Belgium has unblocked frozen Russian state accounts, Belgium’s foreign minister says.
The assets were seized in a move triggered by a court ruling over the now-defunct Yukos oil company.
In July 2014, an international arbitration court said Russian officials had manipulated the legal system to bankrupt Yukos.
Yukos was then taken over by a Russian state company.
In 2014, a court told Russia to pay Yukos shareholders $50 billion in compensation, after Yukos’s break-up.
But Russia does not acknowledge the court’s findings, leading former Yukos shareholders to get Russian state assets frozen.
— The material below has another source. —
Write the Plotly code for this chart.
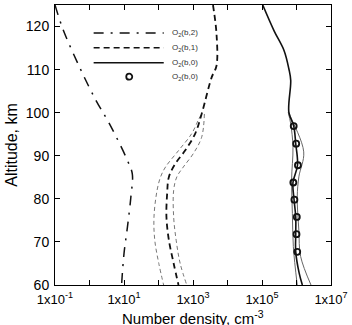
import plotly.graph_objects as go

# O2(b,2) model, dash-dot
alt_b2 = [125, 119.4, 110.5, 102.8, 97.4, 88.9, 85.8, 80.4, 73.5, 67.3, 60]
n_b2 = [0.1, 0.17, 0.52, 1.55, 3.8, 12.6, 17.4, 15.8, 12.6, 10.0, 8.5]

# O2(b,1) model, dashed
alt_b1 = [125, 118.3, 110.9, 108.2, 99.7, 95.1, 91.2, 88.2, 85.1, 81.2, 75.8, 70.4, 65.0, 60]
n_b1 = [3800, 4800, 4800, 3470, 1780, 1150, 590, 310, 200, 178, 170, 200, 275, 380]
alt_b1_lo = [99.5, 98.2, 95.1, 91.2, 87.4, 85.1, 82, 75.8, 70.4, 65, 60]
n_b1_lo = [1700, 1410, 910, 380, 160, 115, 91, 74, 78, 102, 141]
alt_b1_hi = [99.7, 94.3, 90.5, 87.4, 85.1, 82, 75.8, 70.4, 65, 60]
n_b1_hi = [2140, 1780, 1020, 525, 340, 275, 275, 325, 425, 660]

# O2(b,0) model, solid
alt_b0 = [125, 119, 114.4, 110.2, 107.5, 100.1, 96.9, 92.8, 87.8, 83.8, 79.8, 75.8, 71.8, 67.7, 62.7, 60]
n_b0 = [1.05e5, 2.24e5, 4.37e5, 6.0e5, 6.8e5, 6.0e5, 8.3e5, 9.5e5, 1.07e6, 7.9e5, 8.5e5, 9.5e5, 9.5e5, 9.5e5, 1.2e6, 1.48e6]
alt_b0_lo = [100.1, 97.4, 92.0, 84.3, 76.6, 68.9, 60]
n_b0_lo = [5.75e5, 6.8e5, 7.9e5, 7.2e5, 7.6e5, 8.1e5, 1.05e6]
alt_b0_hi = [100.1, 99.0, 90.9, 85.1, 80.4, 72.7, 66.6, 60]
n_b0_hi = [6.0e5, 6.8e5, 1.62e6, 1.17e6, 1.05e6, 1.17e6, 1.32e6, 2.63e6]

# O2(b,0) measurements, circles
alt_obs = [96.9, 92.8, 87.8, 83.8, 79.8, 75.8, 71.8, 67.7]
n_obs = [8.3e5, 9.8e5, 1.10e6, 8.1e5, 8.7e5, 1.02e6, 1.0e6, 1.05e6]

x_tickvals = [1e-1, 1e1, 1e3, 1e5, 1e7]
x_ticktext = ["1x10<sup>-1</sup>", "1x10<sup>1</sup>", "1x10<sup>3</sup>", "1x10<sup>5</sup>", "1x10<sup>7</sup>"]
x_minorvals = [1e0, 1e2, 1e4, 1e6]
y_tickvals = [60, 70, 80, 90, 100, 110, 120]

legend_labels = ["O<sub>2</sub>(b,2)", "O<sub>2</sub>(b,1)", "O<sub>2</sub>(b,0)", "O<sub>2</sub>(b,0)"]

DASHDOT = "10px,7px,2px,7px"
fig = go.Figure()
fig.add_trace(go.Scatter(x=n_b2, y=alt_b2, mode="lines", line=dict(color="#111", width=1.5, dash=DASHDOT, shape="spline")))
fig.add_trace(go.Scatter(x=n_b1_lo, y=alt_b1_lo, mode="lines", line=dict(color="#777", width=1, dash="4px,3px", shape="spline")))
fig.add_trace(go.Scatter(x=n_b1_hi, y=alt_b1_hi, mode="lines", line=dict(color="#777", width=1, dash="4px,3px", shape="spline")))
fig.add_trace(go.Scatter(x=n_b1, y=alt_b1, mode="lines", line=dict(color="#111", width=1.8, dash="6px,4px", shape="spline")))
fig.add_trace(go.Scatter(x=n_b0_lo, y=alt_b0_lo, mode="lines", line=dict(color="#666", width=1, shape="spline")))
fig.add_trace(go.Scatter(x=n_b0_hi, y=alt_b0_hi, mode="lines", line=dict(color="#666", width=1, shape="spline")))
fig.add_trace(go.Scatter(x=n_b0, y=alt_b0, mode="lines", line=dict(color="#111", width=1.6, shape="spline")))
fig.add_trace(go.Scatter(x=n_obs, y=alt_obs, mode="markers",
                         marker=dict(symbol="circle-open", size=6, color="#111", line=dict(width=1.8, color="#111"))))

# legend drawn manually (long sample lines as in the original)
rows = [0.900, 0.847, 0.794, 0.744]
dashes = [DASHDOT, "6px,4px", "solid"]
for i, d in enumerate(dashes):
    fig.add_shape(type="line", xref="paper", yref="paper", x0=0.14, x1=0.394, y0=rows[i], y1=rows[i],
                  line=dict(color="#111", width=1.5, dash=d))
fig.add_shape(type="circle", xref="paper", yref="paper", xsizemode="pixel", ysizemode="pixel",
              xanchor=0.269, yanchor=rows[3], x0=-3, x1=3, y0=-3, y1=3, line=dict(color="#111", width=1.8))
for i, lab in enumerate(legend_labels):
    fig.add_annotation(xref="paper", yref="paper", x=0.418, y=rows[i], text=lab, showarrow=False,
                       xanchor="left", yanchor="middle", font=dict(size=8, color="#333"))

# x-axis title as annotation placed just below the tick labels
fig.add_annotation(xref="paper", yref="paper", x=0.5, y=0, yshift=-44, xanchor="center", yanchor="bottom",
                   text="Number density, cm<sup>-3</sup>", showarrow=False,
                   font=dict(size=15, color="black", family="Liberation Sans, Arial"))

axis_common = dict(showline=True, linecolor="black", linewidth=1, mirror="allticks", ticks="inside",
                   ticklen=5, tickcolor="black", showgrid=False, zeroline=False)
fig.update_xaxes(type="log", range=[-1, 7], tickvals=x_tickvals, ticktext=x_ticktext,
                 minor=dict(tickvals=x_minorvals, ticks="inside", ticklen=5, tickcolor="black", showgrid=False),
                 ticklabelstandoff=2, tickfont=dict(size=13, color="black", family="Liberation Sans, Arial"),
                 **axis_common)
fig.update_yaxes(range=[60, 125], tickvals=y_tickvals, ticklabelstandoff=2,
                 tickfont=dict(size=14, color="black", family="Liberation Sans, Arial"),
                 title=dict(text="Altitude, km", font=dict(size=16, color="black"), standoff=4),
                 **axis_common)
fig.update_layout(width=352, height=325, margin=dict(l=55, r=18, t=4, b=40),
                  showlegend=False, plot_bgcolor="white", paper_bgcolor="white",
                  font=dict(family="Liberation Sans, Arial", color="black"))
fig.write_html("out.html")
Responding to the asset seizure, President Vladimir Putin said he would “defend our interests by the route of justice”.
Belgium’s ambassador to Moscow was summoned to the Kremlin, and told the asset seizure was “an openly hostile act” that “crudely violates the recognized norms of international law”.
While visiting China, Belgium’s Foreign Minister Didier Reynders said: “A solution has been found to unblock as a priority accounts for the running of the embassies, and the rest will follow.”
France also seized Russian state accounts in about 40 banks, along with several buildings.
It is not known if those assets will also be unblocked.
On June 19, Mikhail Khodorkovsky – who was freed in 2013 – said the seizure of Russian assets was “a signal that theft will not escape punishment, no matter how all-powerful the thief was”.
Mikhail Khodorkovsky has not responded to Belgium’s decision to unfreeze the assets.